Local Node Information

{
    "energy": 50.0,       # Current node's remaining energy
    "position": [x, y, z] # 3D coordinates of current node
}

Neighbor Information

{
    "energy": 45.0,       # Neighbor's remaining energy
    "distance": 25.3,     # Distance to neighbor
    "RSSI": -75.2,        # Received Signal Strength
    "SNR": 15.8,          # Signal-to-Noise Ratio
    "PDR": 0.92           # Packet Delivery Ratio
}

Action Space

The agent can choose from the following actions:

Forward to Neighbor N

Transmit packet to selected neighbor node

Forward to Sink

Direct transmission to destination node

Drop Packet

Terminate transmission (penalized)

Reward Function

The reward balances multiple objectives to encourage efficient routing:

reward = R_success                     # Base reward for success
        - β * distance²              # Penalize long distances
        - η * energy_consumed       # Penalize high energy use
        - δ * (1 - PDR)             # Penalize poor link quality
        - θ * (1 / residual_energy) # Penalize low-energy nodes

Reward Components

R_success: Fixed reward for reaching sink
Distance penalty: Discourages long hops
Energy penalty: Conserves network energy
Link quality penalty: Encourages reliable paths

Example Scenarios

Short, efficient path: High reward
Long but reliable path: Moderate reward
Dropped packet: Significant penalty

Technical Implementation

Environment Initialization

def __init__(self, num_nodes=10, max_energy=100, 
             initial_energy=50, transmission_range=100):
    # Initialize node positions randomly in 3D space
    self.node_positions = np.random.uniform(0, 100, size=(num_nodes, 3))
    
    # Set initial energies
    self.node_energies = np.full(num_nodes, initial_energy)
    
    # Define action space (forward to any node or drop)
    self.action_space = gym.spaces.Discrete(num_nodes + 1)
    
    # Define observation space (local + neighbor info)
    self.observation_space = gym.spaces.Dict(...)

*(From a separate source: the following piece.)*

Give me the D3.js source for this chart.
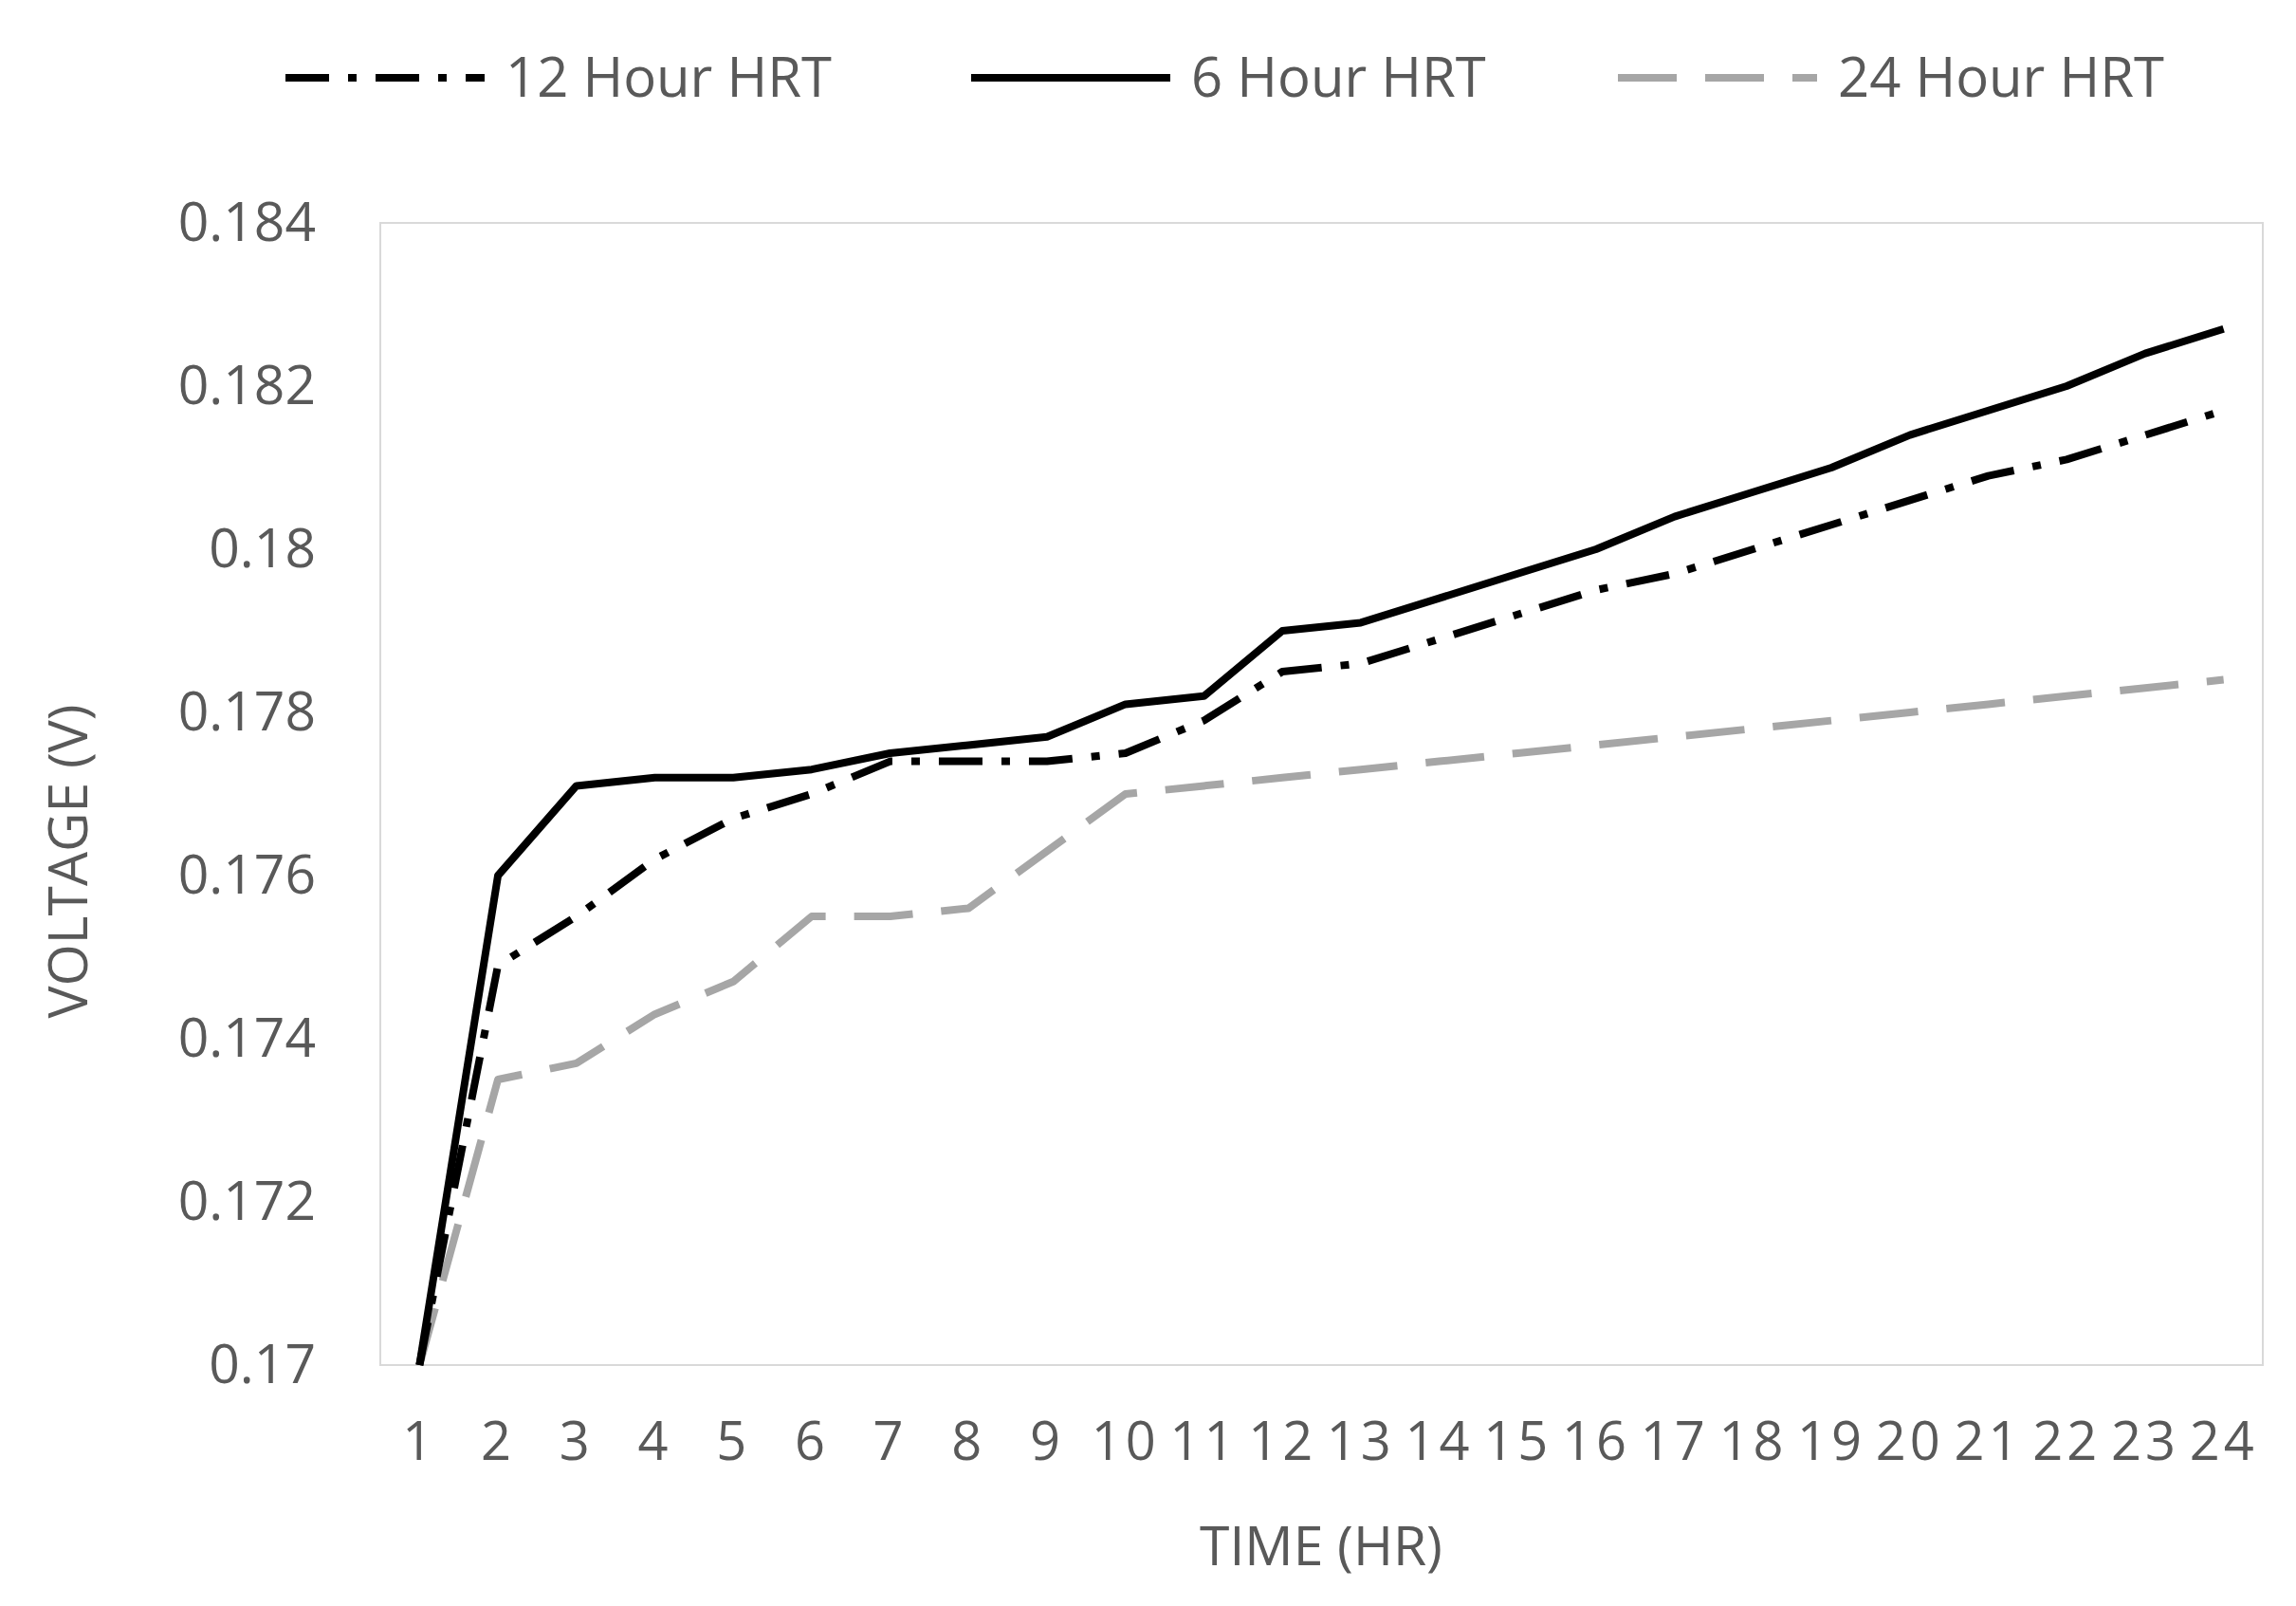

The environment is initialized with configurable parameters for network size, energy levels, and transmission range.

Step Function

def step(self, action):
    if action == "drop":
        reward = -10
        terminated = True
    elif action == sink_node:
        reward = R_success
        terminated = True
    else:
        # Calculate multi-component reward
        reward = compute_reward(current_node, action)
        # Update node energy
        self.node_energies[action] -= 1
        
    return observation, reward, terminated, truncated, info

The step function handles packet forwarding, energy consumption, and computes the multi-objective reward.